Viaggiando fino ad oggi mi ha colpito il totale disinteresse di tutti qui per gli oggetti che trasportiamo. È di solito normale quando si viaggia in posti esotici cercare d non esporre troppo quel che ha più valore tra le cose che trasportiamo. Questo è un principio valido anche in molte grandi città europee. In Indonesia, dove il disavanzo economico fra noi e loro è enorme, dove con il corrispettivo di ciò che vale un Ipod o un paio di scarpe da trekking, si può mangiare mesi, non ho mai riscontrato alcun tipo di interesse per queste cose. Manca completamente il desiderio stesso per l’oggetto. È vero che la valutazione del prezzo di questi beni è magari vaga, ma è evidente che non è questo il fatto. Tutti hanno il cellulare per esempio, e incredibilmente l’Indonesia è la seconda comunità Facebook più grande del mondo, sanno quindi il prezzo di un Iphone o di un computer, è che non ne hanno bisogno e evidentemente non desiderano nemmeno il corrispettivo in contatti di questi oggetti.
Insomma viene da pensare che ci siamo davvero complicati la vita pensando di semplificarcela. E la tecnologia, oltre che riempirci la testa di cose superflue, ci distoglie da attività creative che renderebbero il nostro spirito più lieto, mettendo anche a frutto le nostre abilità. Ad esempio qui quasi tutti cantano e suonano. Per quanto la musica locale non sia neanche lontanamente sviluppata ai livelli della nostra, ogni giorno per passare il tempo e intrattenersi qui si canta e si suona. Sono canzoni semplici, magari d’amore o sui luoghi più significativi per una comunità, accompagnate da pochi accordi alla chitarra, ma è un attività diffusissima, a cui tutti partecipano attivamente.

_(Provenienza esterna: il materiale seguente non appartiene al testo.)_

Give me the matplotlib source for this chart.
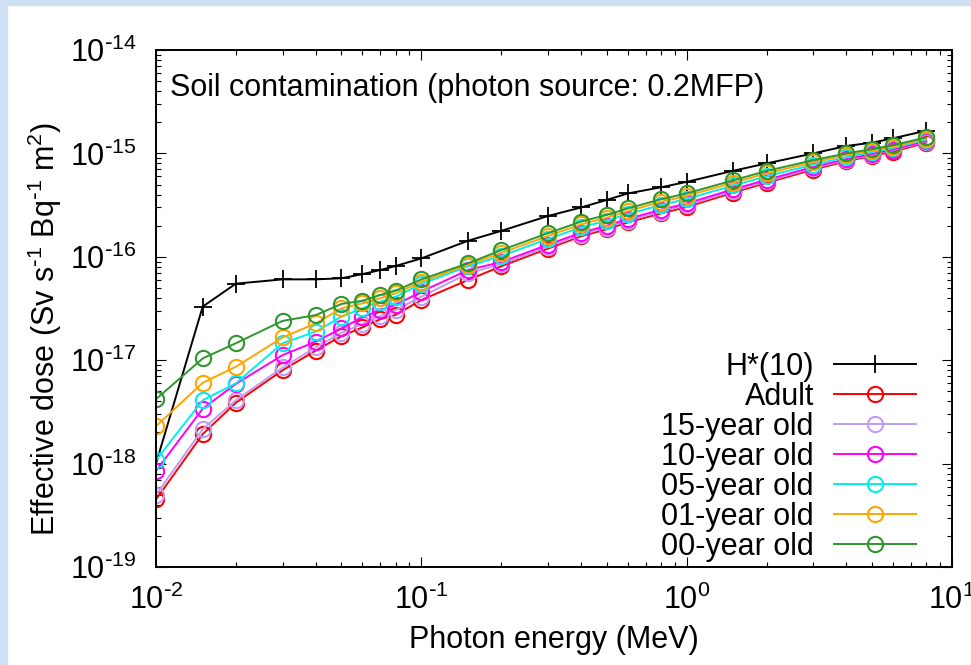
import numpy as np
import matplotlib
matplotlib.use('Agg')
import matplotlib.pyplot as plt
from matplotlib.patches import Rectangle
from matplotlib.ticker import FuncFormatter

plt.rcParams['font.family'] = ['Liberation Sans', 'DejaVu Sans']
plt.rcParams['mathtext.default'] = 'regular'

# photon energies (MeV)
energy = [0.01, 0.015, 0.02, 0.03, 0.04, 0.05, 0.06, 0.07, 0.08, 0.1,
          0.15, 0.2, 0.3, 0.4, 0.5, 0.6, 0.8, 1.0, 1.5, 2.0,
          3.0, 4.0, 5.0, 6.0, 8.0]

# dose coefficients (Sv s^-1 Bq^-1 m^2)
h10 = [1.0e-18, 3.3e-17, 5.5e-17, 6.05e-17, 6.05e-17, 6.2e-17, 6.8e-17, 7.45e-17, 8.15e-17, 9.65e-17,
       1.43e-16, 1.78e-16, 2.48e-16, 3.0e-16, 3.55e-16, 4.1e-16, 4.7e-16, 5.3e-16, 6.8e-16, 8.0e-16,
       1.0e-15, 1.18e-15, 1.27e-15, 1.4e-15, 1.66e-15]
adult = [4.5e-19, 1.93e-18, 3.88e-18, 8.0e-18, 1.24e-17, 1.71e-17, 2.08e-17, 2.49e-17, 2.74e-17, 3.82e-17,
         5.97e-17, 8.1e-17, 1.2e-16, 1.58e-16, 1.85e-16, 2.15e-16, 2.63e-16, 3.03e-16, 4.18e-16, 5.2e-16,
         6.97e-16, 8.4e-16, 9.46e-16, 1.04e-15, 1.27e-15]
age15 = [5.0e-19, 2.15e-18, 4.1e-18, 8.5e-18, 1.33e-17, 1.84e-17, 2.24e-17, 2.67e-17, 3.06e-17, 4.11e-17,
         6.9e-17, 8.5e-17, 1.25e-16, 1.64e-16, 1.92e-16, 2.24e-16, 2.74e-16, 3.15e-16, 4.33e-16, 5.37e-16,
         7.2e-16, 8.6e-16, 9.7e-16, 1.07e-15, 1.3e-15]
age10 = [8.5e-19, 3.4e-18, 5.9e-18, 1.12e-17, 1.51e-17, 2.03e-17, 2.6e-17, 3.06e-17, 3.42e-17, 4.6e-17,
         7.45e-17, 8.9e-17, 1.31e-16, 1.71e-16, 2.0e-16, 2.33e-16, 2.85e-16, 3.28e-16, 4.5e-16, 5.55e-16,
         7.4e-16, 8.8e-16, 9.9e-16, 1.09e-15, 1.32e-15]
age05 = [1.08e-18, 4.1e-18, 5.98e-18, 1.46e-17, 1.89e-17, 2.64e-17, 3.18e-17, 3.68e-17, 4.11e-17, 5.46e-17,
         8.1e-17, 1.02e-16, 1.49e-16, 1.93e-16, 2.24e-16, 2.59e-16, 3.17e-16, 3.63e-16, 4.9e-16, 6.0e-16,
         7.8e-16, 9.2e-16, 1.03e-15, 1.13e-15, 1.36e-15]
age01 = [2.3e-18, 6.05e-18, 8.65e-18, 1.66e-17, 2.27e-17, 3.18e-17, 3.55e-17, 3.97e-17, 4.43e-17, 5.74e-17,
         8.4e-17, 1.09e-16, 1.59e-16, 2.06e-16, 2.39e-16, 2.77e-16, 3.4e-16, 3.88e-16, 5.22e-16, 6.4e-16,
         8.2e-16, 9.65e-16, 1.06e-15, 1.16e-15, 1.39e-15]
age00 = [4.2e-18, 1.04e-17, 1.46e-17, 2.4e-17, 2.73e-17, 3.5e-17, 3.76e-17, 4.27e-17, 4.7e-17, 6.05e-17,
         8.65e-17, 1.16e-16, 1.69e-16, 2.19e-16, 2.54e-16, 2.94e-16, 3.6e-16, 4.1e-16, 5.5e-16, 6.76e-16,
         8.6e-16, 1.0e-15, 1.1e-15, 1.2e-15, 1.43e-15]

phantoms = ['Adult', '15-year old', '10-year old', '05-year old', '01-year old', '00-year old']
phantom_doses = [adult, age15, age10, age05, age01, age00]
phantom_colors = ['#ff0000', '#c09cf5', '#ff00ff', '#00eeee', '#ffa500', '#2e962e']


def pow10_label(v, pos):
    # gnuplot-style 10^n with a plain hyphen for the sign
    e = int(round(np.log10(v)))
    sign = r'\text{-}' if e < 0 else ''
    return r'$10^{%s%d}$' % (sign, abs(e))


fig = plt.figure(figsize=(9.71, 6.65), dpi=100)
# light blue frame along top and left edges
fig.patches.append(Rectangle((0, 0), 7 / 971, 1, transform=fig.transFigure,
                             color='#cde0f4', zorder=0))
fig.patches.append(Rectangle((0, 1 - 5 / 665), 1, 5 / 665, transform=fig.transFigure,
                             color='#cde0f4', zorder=0))

ax = fig.add_axes([156 / 971, 1 - 567 / 665, 796 / 971, 517 / 665])

ax.plot(energy, h10, color='black', lw=1.4, marker='+', ms=13, mew=1.3,
        label='H*(10)')
for name, dose, col in zip(phantoms, phantom_doses, phantom_colors):
    ax.plot(energy, dose, color=col, lw=1.4, marker='o', ms=11, mfc='none',
            mec=col, mew=1.5, label=name)

ax.set_xscale('log')
ax.set_yscale('log')
ax.set_xlim(1e-2, 10)
ax.set_ylim(1e-19, 1e-14)
ax.xaxis.set_major_formatter(FuncFormatter(pow10_label))
ax.yaxis.set_major_formatter(FuncFormatter(pow10_label))

ax.tick_params(which='both', direction='in', top=True, right=True,
               labelsize=22, width=0.8)
ax.tick_params(which='major', length=7)
ax.tick_params(which='minor', length=3.5)
ax.tick_params(axis='y', pad=14)
ax.tick_params(axis='x', pad=13)
for s in ax.spines.values():
    s.set_linewidth(1.4)

ax.set_xlabel('Photon energy (MeV)', fontsize=22, labelpad=6)
ax.set_ylabel(r'Effective dose (Sv s$^{\text{-}1}$ Bq$^{\text{-}1}$ m$^{2}$)', fontsize=22)
ax.yaxis.set_label_coords(-0.115, 0.46)

ax.text(0.018, 0.9265, 'Soil contamination (photon source: 0.2MFP)',
        transform=ax.transAxes, fontsize=22, va='center', ha='left')

ax.legend(loc='lower right', bbox_to_anchor=(0.955, 0.01), frameon=False,
          fontsize=22, markerfirst=False, handlelength=2.7, handletextpad=0.65,
          labelspacing=0.0, borderpad=0, borderaxespad=0)

fig.savefig('out.png', dpi=100)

Discorso simile si può fare per il cibo. Le varianti di una cena indonesiana sono minime: riso e noodles, con verdure, pollo o pesce. Ma è più che abbastanza. Per molti giorni questo è tutto ciò che abbiamo trovato lungo la via. E ci siamo adeguati, senza disperarsi. Alternare riso e noodles per pranzo e cena era più che sufficiente. Quando poi siamo arrivati in località più turistiche, dove abbiamo mangiato in ristoranti con menù occidentali, tornare indietro a quella alternanza è stato ben più difficile. Frustrante per il nostro desiderio di gusti più vari.
Insomma, less is more, come si dice in inglese. E ho trovato molto istruttivo questo ribaltamento di valori, per cui i miei oggetti, economicamente appetibili non sono di alcun effetto agli occhi degli indonesiani, mentre la loro vita frugale, anche se a piedi sporchi e senza lavandino, ma senza ansie, è per me ragione di invidia.